Constato também que certos cristãos que conseguem se aproximar de algum padre têm tendência a cooptá-lo, ou até a monopolizá-lo para si, formando panelinha em redor dele, solicitando-o por mil coisas para as quais não se precisa de presbítero ordenado. Por exemplo: os casamentos. Para que ocupar os padres no fim de semana com cerimônias em que eles não são necessários (e que de espírito cristão muitas vezes não têm nada). Exatamente no momento em que os padres deveriam estar à disposição das ovelhas que mais necessitam. Os diáconos ou ministros extraordinários podem ser as testemunhas eclesiásticas do matrimônio que o Direito Canônico prescreve.

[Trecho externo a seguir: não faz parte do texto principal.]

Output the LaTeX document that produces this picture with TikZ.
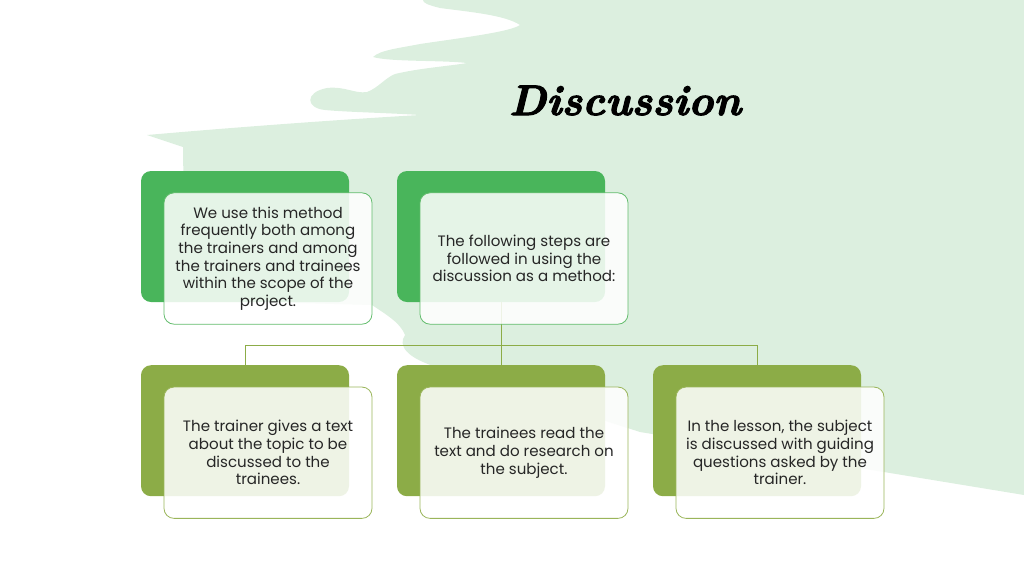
\documentclass[tikz,border=0pt]{standalone}
\usepackage{fontspec}
\newfontfamily\bodyfont{Poppins}
\newfontfamily\titlefont{lmroman10-bolditalic.otf}[FakeBold=2.5]
\usetikzlibrary{positioning}

\definecolor{brush}{HTML}{DCEFDF}
\definecolor{topgreen}{HTML}{49B55B}
\definecolor{lowgreen}{HTML}{8CAC47}
\definecolor{topline}{HTML}{62BC6C}
\definecolor{lowline}{HTML}{9AB55A}
\definecolor{ink}{HTML}{262626}

\begin{document}
\begin{tikzpicture}[x=0.75pt, y=-0.75pt,
  back/.style={rectangle, rounded corners=7.5pt, minimum width=156pt, minimum height=98.25pt, inner sep=0pt},
  front/.style={rectangle, rounded corners=7.5pt, fill=white, fill opacity=0.86, text opacity=1, line width=0.6pt,
    minimum width=156pt, minimum height=98.5pt, inner sep=0pt, align=center, text=ink,
    font=\bodyfont\fontsize{11.3}{13.2}\selectfont},
  conn/.style={draw=lowgreen, line width=0.6pt}]

  \useasboundingbox (0,0) rectangle (1024,576);

  % brush stroke behind everything
  \fill[brush] (423,0) -- (1024,0) -- (1024,495) -- (890,473) -- (640,432) -- (440,368)
    .. controls (405,358) and (398,345) .. (405,335) .. controls (400,322) and (385,314) .. (372,305)
    -- (185,300) -- (183,147) -- (147,135)
    .. controls (250,126) and (350,119) .. (420,115)
    .. controls (390,113) and (345,112) .. (325,110)
    .. controls (305,108) and (305,92) .. (327,88)
    .. controls (345,86) and (355,94) .. (367,92)
    .. controls (378,88) and (385,78) .. (395,74)
    .. controls (420,68) and (450,66) .. (467,63)
    .. controls (440,60) and (390,62) .. (373,57)
    .. controls (380,50) and (400,48) .. (420,44)
    .. controls (460,38) and (510,32) .. (520,25)
    .. controls (505,15) and (470,12) .. (440,8)
    .. controls (428,5) and (423,3) .. (423,0) -- cycle;

  \node[anchor=base, font=\titlefont\fontsize{32}{38}\selectfont] (title) at (625,115) {Discussion};

  % back boxes
  \node[back, fill=topgreen] (b1) at (245,236.5) {};
  \node[back, fill=topgreen, right=35.6pt of b1] (b2) {};
  \node[back, fill=lowgreen, below=47pt of b1] (b3) {};
  \node[back, fill=lowgreen, right=35.6pt of b3] (b4) {};
  \node[back, fill=lowgreen, right=35.6pt of b4] (b5) {};

  % tree lines
  \coordinate (hub) at ([yshift=15pt]b4.north);
  \draw[conn] (b2.south) -- (b4.north);
  \draw[conn] (b3.north) |- (hub) -| (b5.north);

  % front boxes
  \node[front, draw=topline] (f1) at ([xshift=17.25pt, yshift=-16.5pt]b1.center)
    {We use this method\\frequently both among\\the trainers and among\\the trainers and trainees\\within the scope of the\\project.};
  \node[front, draw=topline] (f2) at ([xshift=17.25pt, yshift=-16.5pt]b2.center)
    {The following steps are\\followed in using the\\discussion as a method:};
  \node[front, draw=lowline] (f3) at ([xshift=17.25pt, yshift=-16.5pt]b3.center)
    {The trainer gives a text\\about the topic to be\\discussed to the\\trainees.};
  \node[front, draw=lowline] (f4) at ([xshift=17.25pt, yshift=-16.5pt]b4.center)
    {The trainees read the\\text and do research on\\the subject.};
  \node[front, draw=lowline] (f5) at ([xshift=17.25pt, yshift=-16.5pt]b5.center)
    {In the lesson, the subject\\is discussed with guiding\\questions asked by the\\trainer.};
\end{tikzpicture}
\end{document}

Mas isso ainda não resolveria o problema. Todos os fiéis deveriam ter próximo de si alguém que conhece bem o evangelho e a vida Igreja. Um teólogo leigo, um missionário qualificado, uma mulher sábia…
Uns trinta anos atrás havia mais crescimento nessa linha. Entretanto aconteceu uma clericalização. E a pastoral de comunidade cedeu lugar à pastoral da massa. Houve quem pensasse que para atingir os jovens e as almas simples bastava fazer show na televisão usando colarinho romano. Não adianta. O que as pessoas precisam é de um sábio cristão com o qual possam conversar e pensar, em vez de mexer sem pensar… Quem sabe olhe-se o diaconato permanente (preferencialmente de pessoas casadas, sem excluir solteiros ou solteiras) nesta perspectiva?
“Vou conversar com meu pastor”. Oxalá todos os católicos pudessem falar assim.